In 2011, a senior district judge ordered the extradition of Julian Assange. Long before live-tweeting from court was regulated, the hearing was the first to be covered in this way by one of the television news channels. More than 13 years on, the Wikileaks founder is still in London. Today, he may hear whether his extradition is finally going ahead.

Joshua Rozenberg

Joshua Rozenberg

The district judge’s decision – upheld by the Supreme Court in 2012 – was to extradite Assange to Sweden, where he faced allegations of sexual molestation and rape. But Assange always believed he was at risk of being sent to the United States. That is why he jumped bail and spent nearly seven years of self-imposed exile at the Ecuadorian embassy in London.

The US now wants to try him on charges of conspiracy to obtain and disclose national defence information. In June 2022, Priti Patel ordered his extradition to the US. Last June, a High Court judge turned down his written application for permission to appeal against the home secretary’s decision. Assange renewed his application at an oral hearing this February.

Giving judgment in March, Dame Victoria Sharp and Mr Justice Johnson held that only three grounds of his application were arguable. First, Assange might be prejudiced because of his nationality. Second, this prejudice would be incompatible with his right to freedom of expression. And, third, there was inadequate protection against the risk that he might face other charges or that he might be sentenced to death.

Assange

However, said the court, those concerns could be addressed by suitable assurances from the US authorities. We know that the US has provided assurances but we do not know what they say. Today, Assange’s lawyers can be expected to argue that they do not meet the court’s concerns. The judges are allowing two hours for the hearing and Assange’s supporters are expecting a ruling on the day.

Let us look at the grounds that remain in play. Section 81 of the Extradition Act 2003 bars extradition of a person who might be prejudiced at trial on grounds of nationality. The court found this arguable.

If he is tried in the US, Assange will rely on the First Amendment to the US constitution, which protects freedom of speech. In April 2017 Mike Pompeo, who was then director of the CIA, asserted that Assange ‘has no First Amendment freedoms’ because ‘he is not a US citizen’.

Pompeo was US secretary of state when Assange’s extradition was requested. But Dame Victoria Sharp and Mr Justice Johnson said his assertion had been rightly regarded by the district judge as immaterial. It was not ‘expert evidence on a question of foreign law’.

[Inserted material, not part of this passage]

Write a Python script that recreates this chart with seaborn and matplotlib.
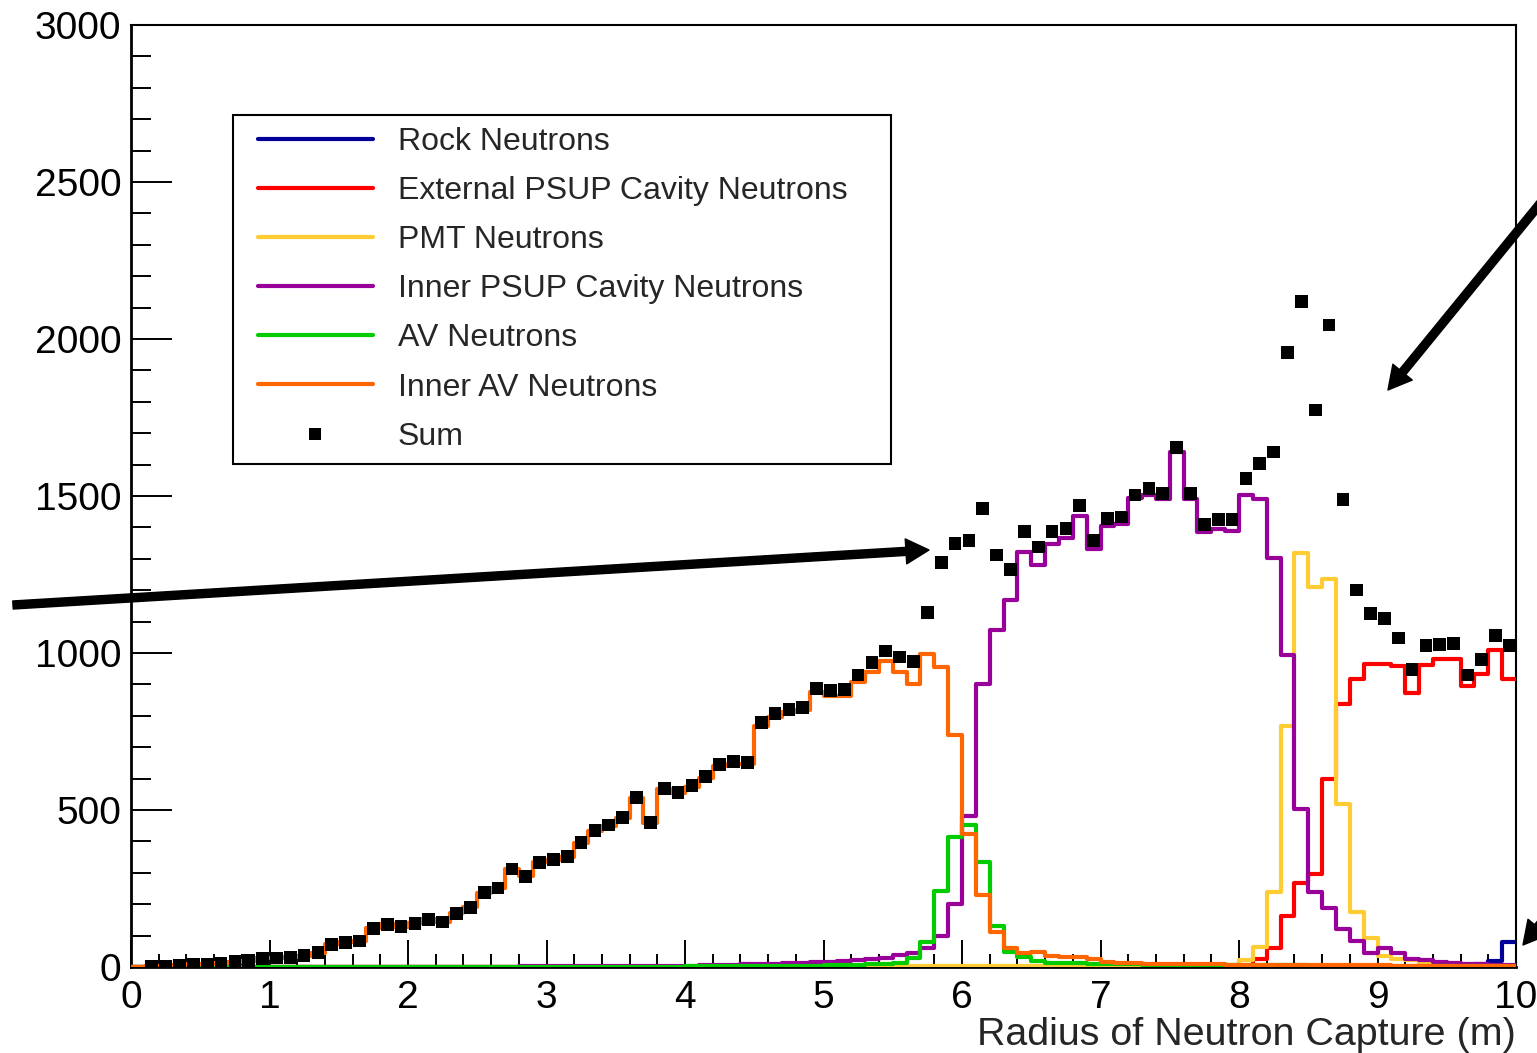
import numpy as np
import pandas as pd
import matplotlib
matplotlib.use("Agg")
import matplotlib.pyplot as plt
import seaborn as sns
from matplotlib.lines import Line2D
from matplotlib.patches import FancyArrowPatch
from matplotlib.legend_handler import HandlerLine2D
from matplotlib.ticker import MultipleLocator

sns.set_style("white")
plt.rcParams['font.family'] = ['Liberation Sans', 'DejaVu Sans']

# ---------------- data (counts per 0.1 m bin, 0-10 m) ----------------
x_min, x_max, n_bins = 0.0, 10.0, 100

rock_neutrons = [
    0, 0, 0, 0, 0, 0, 0, 0, 0, 0, 0, 0, 0, 0, 0, 0, 0, 0, 0, 0,
    0, 0, 0, 0, 0, 0, 0, 0, 0, 0, 0, 0, 0, 0, 0, 0, 0, 0, 0, 0,
    0, 0, 0, 0, 0, 0, 0, 0, 0, 0, 0, 0, 0, 0, 0, 0, 0, 0, 0, 0,
    0, 0, 0, 0, 0, 0, 0, 0, 0, 0, 0, 0, 0, 0, 0, 0, 0, 0, 0, 0,
    0, 0, 0, 0, 0, 0, 0, 0, 0, 0, 0, 0, 1, 1, 2, 3, 5, 10, 20, 80]

external_psup = [
    0, 0, 0, 0, 0, 0, 0, 0, 0, 0, 0, 0, 0, 0, 0, 0, 0, 0, 0, 0,
    0, 0, 0, 0, 0, 0, 0, 0, 0, 0, 0, 0, 0, 0, 0, 0, 0, 0, 0, 0,
    0, 0, 0, 0, 0, 0, 0, 0, 0, 0, 0, 0, 0, 0, 0, 0, 0, 0, 0, 0,
    0, 0, 0, 0, 0, 0, 0, 0, 0, 0, 0, 0, 1, 1, 1, 1, 1, 1, 1, 1,
    3, 26, 60, 164, 269, 297, 598, 837, 918, 965, 964, 958, 872, 963, 980, 981, 894, 932, 1011, 918]

pmt_neutrons = [
    0, 0, 0, 0, 0, 0, 0, 0, 0, 0, 0, 0, 0, 0, 0, 0, 0, 0, 0, 0,
    0, 0, 0, 0, 0, 0, 0, 0, 0, 0, 1, 1, 1, 1, 1, 1, 1, 1, 1, 1,
    1, 1, 1, 1, 1, 1, 1, 1, 1, 1, 2, 2, 2, 2, 3, 3, 3, 3, 3, 3,
    3, 3, 3, 3, 3, 3, 3, 3, 3, 3, 3, 3, 3, 3, 3, 3, 4, 4, 7, 7,
    21, 64, 240, 769, 1318, 1211, 1237, 518, 174, 93, 36, 26, 21, 14, 10, 6, 5, 4, 3, 3]

inner_psup = [
    0, 0, 0, 0, 0, 0, 0, 0, 0, 0, 0, 0, 0, 0, 0, 1, 1, 1, 1, 1,
    1, 1, 1, 1, 1, 1, 1, 1, 2, 2, 2, 2, 2, 2, 2, 3, 3, 3, 3, 3,
    4, 5, 6, 7, 8, 9, 10, 12, 14, 16, 17, 19, 21, 24, 30, 38, 45, 61, 100, 201,
    482, 900, 1073, 1170, 1323, 1281, 1346, 1367, 1437, 1330, 1404, 1410, 1494, 1503, 1490, 1640, 1490, 1386, 1394, 1388,
    1502, 1490, 1304, 994, 503, 240, 189, 121, 83, 43, 61, 43, 26, 22, 17, 14, 11, 11, 7, 7]

av_neutrons = [
    1, 1, 1, 1, 1, 1, 1, 1, 1, 1, 1, 1, 1, 1, 1, 1, 1, 1, 1, 1,
    1, 1, 1, 1, 1, 1, 1, 1, 1, 1, 1, 1, 1, 1, 1, 1, 1, 1, 1, 1,
    2, 2, 2, 3, 3, 3, 3, 4, 4, 4, 5, 5, 6, 8, 10, 12, 28, 80, 241, 415,
    453, 334, 129, 47, 31, 19, 14, 13, 12, 10, 9, 8, 8, 7, 7, 7, 6, 6, 6, 6,
    5, 5, 5, 5, 5, 4, 4, 4, 4, 4, 4, 3, 3, 3, 3, 3, 3, 3, 3, 3]

inner_av = [
    0, 2, 3, 6, 8, 8, 12, 17, 20, 28, 29, 31, 36, 46, 72, 79, 83, 123, 136, 128,
    139, 152, 143, 171, 190, 237, 252, 312, 289, 333, 342, 350, 395, 433, 450, 475, 537, 459, 566, 553,
    573, 602, 640, 648, 645, 768, 797, 812, 818, 875, 864, 864, 909, 940, 975, 940, 902, 997, 955, 740,
    423, 229, 110, 61, 45, 48, 34, 31, 31, 27, 16, 12, 12, 10, 10, 10, 9, 8, 8, 7,
    7, 6, 6, 6, 5, 5, 5, 5, 5, 5, 5, 4, 4, 4, 4, 4, 4, 4, 4, 4]

sum_points = [
    0, 2, 3, 6, 8, 8, 12, 17, 20, 28, 29, 31, 36, 46, 72, 79, 83, 123, 136, 128,
    139, 152, 143, 171, 190, 237, 252, 312, 289, 333, 343, 351, 396, 434, 452, 477, 539, 461, 569, 556,
    577, 607, 645, 654, 652, 778, 808, 821, 827, 888, 881, 883, 930, 969, 1006, 987, 972, 1128, 1289, 1348,
    1359, 1461, 1312, 1267, 1386, 1338, 1386, 1397, 1469, 1358, 1428, 1433, 1503, 1523, 1508, 1654, 1508, 1410, 1425, 1425,
    1556, 1603, 1640, 1956, 2119, 1774, 2045, 1490, 1201, 1125, 1111, 1048, 948, 1023, 1028, 1030, 930, 979, 1056, 1024]

labels = ["Rock Neutrons", "External PSUP Cavity Neutrons", "PMT Neutrons",
          "Inner PSUP Cavity Neutrons", "AV Neutrons", "Inner AV Neutrons"]
colors = ["#000099", "#ff0000", "#ffcc33", "#990099", "#00cc00", "#ff6600"]
series = [rock_neutrons, external_psup, pmt_neutrons, inner_psup, av_neutrons, inner_av]

x_label = "Radius of Neutron Capture (m)"

# ---------------- figure ----------------
W, H = 1537, 1053
fig = plt.figure(figsize=(W / 100, H / 100), dpi=100)
ax = fig.add_axes([131 / W, 1 - 967 / H, (1516 - 131) / W, (967 - 25) / H])

edges = np.linspace(x_min, x_max, n_bins + 1)
centers = 0.5 * (edges[:-1] + edges[1:])
bin_list = [float(e) for e in edges]

lw = 3.0
for z, (vals, col) in enumerate(zip(series, colors)):
    df = pd.DataFrame({"r": centers, "w": np.asarray(vals, float)})
    sns.histplot(data=df, x="r", weights="w", bins=bin_list,
                 element="step", fill=False, color=col, linewidth=lw,
                 ax=ax, zorder=3 + z)

df_sum = pd.DataFrame({"r": centers, "n": np.asarray(sum_points, float)})
df_sum = df_sum[df_sum["n"] > 0]
sns.scatterplot(data=df_sum, x="r", y="n", marker="s", s=84,
                color="black", edgecolor="none", linewidth=0, ax=ax, zorder=20)

ax.set_xlim(0, 10)
ax.set_ylim(0, 3000)
ax.xaxis.set_major_locator(MultipleLocator(1))
ax.xaxis.set_minor_locator(MultipleLocator(0.2))
ax.yaxis.set_major_locator(MultipleLocator(500))
ax.yaxis.set_minor_locator(MultipleLocator(100))

ax.tick_params(axis="both", which="both", direction="in",
               bottom=True, left=True, top=False, right=False,
               width=1.4, color="black", labelsize=28, labelcolor="black")
ax.tick_params(axis="y", which="major", length=29.5, pad=7)
ax.tick_params(axis="y", which="minor", length=14.5)
ax.tick_params(axis="x", which="major", length=19.5, pad=9)
ax.tick_params(axis="x", which="minor", length=9.5)

for side in ["left", "bottom"]:
    ax.spines[side].set_linewidth(2.0)
    ax.spines[side].set_color("black")
for side in ["right", "top"]:
    ax.spines[side].set_linewidth(1.5)
    ax.spines[side].set_color("black")
    ax.spines[side].set_visible(True)

ax.set_ylabel("")
ax.set_xlabel(x_label, fontsize=28.4, loc="right", labelpad=1)

# ---------------- legend ----------------
handles = [Line2D([], [], color=c, lw=lw) for c in colors]
handles.append(Line2D([], [], ls="none", marker="s", markersize=9,
                      color="black", markeredgewidth=0))
fs_leg = 23
leg = ax.legend(handles, labels + ["Sum"], loc="upper left",
                bbox_to_anchor=(233 / W, 1 - 460 / H, (891 - 233) / W, (460 - 115) / H),
                bbox_transform=fig.transFigure, mode="expand", borderaxespad=0,
                fontsize=fs_leg, frameon=True, fancybox=False, framealpha=1,
                edgecolor="black", handlelength=4.0, handletextpad=0.78,
                labelspacing=0.6, borderpad=0.37,
                handler_map={Line2D: HandlerLine2D(xpad=0.4)})
leg.get_frame().set_linewidth(1.5)
leg.set_zorder(30)

# ---------------- arrows (figure pixel coords) ----------------
def fpt(px, py):
    return (px / W, 1 - py / H)

arrow_style = "simple,head_length=1.66,head_width=1.8,tail_width=0.58"
for tail, tip in [((13, 605), (929, 550)),
                  ((1552, 189), (1388, 390)),
                  ((1565, 894), (1523, 945))]:
    arr = FancyArrowPatch(fpt(*tail), fpt(*tip), transform=fig.transFigure,
                          arrowstyle=arrow_style, mutation_scale=10,
                          color="black", shrinkA=0, shrinkB=0, zorder=40)
    fig.add_artist(arr)

fig.savefig("out.png", dpi=100)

However, the courts had also received five sworn statements from Gordon Kromberg, a federal prosecutor. ‘Concerning any First Amendment challenge,’ Kromberg had written, ‘the United States could argue that foreign nationals are not entitled to protections under the First Amendment, at least as it concerns national defence information and, even were they so entitled, that Assange’s conduct is unprotected because of his complicity in illegal acts and in publishing the names of innocent sources to their grave and imminent risk of harm.’

If Assange is not protected by the First Amendment, there would arguably be a breach of his right to freedom of expression under article 10 of the human rights convention. Incompatibility with human rights is a statutory bar to extradition.

The final ground of appeal that the judges regarded as arguable relies on section 93 of the Extradition Act. This bars extradition if the suspect could be sentenced to death or if there are no ‘specialty’ arrangements (referred to in the statute as ‘speciality’). Broadly speaking, these prevent a person being extradited on one charge and then tried on another.

Assange accepts that none of the offences for which extradition is sought carries the death penalty. But, based on comments by Donald Trump and others, he believes he could be charged with aiding and abetting treason or espionage, both of which are capital offences in the US.

Assange has the right to attend the hearing today, either in person or remotely. In February, he had a persistent cough which his lawyers said would have made his attendance difficult.

He was recently visited in prison by the Icelandic politician Sunna Ævarsdóttir, representing the Parliamentary Assembly of the Council of Europe. This week, she expressed her ‘deep concern’ for Assange’s wellbeing.

If the court is satisfied with the US assurances, Assange will have no grounds of appeal left. But he would not be the first to argue that his extradition should be barred on grounds of ill-health. The one thing I have learned from covering the twists and turns of Assange’s story over the past 13 years is that nobody has any idea what will happen next.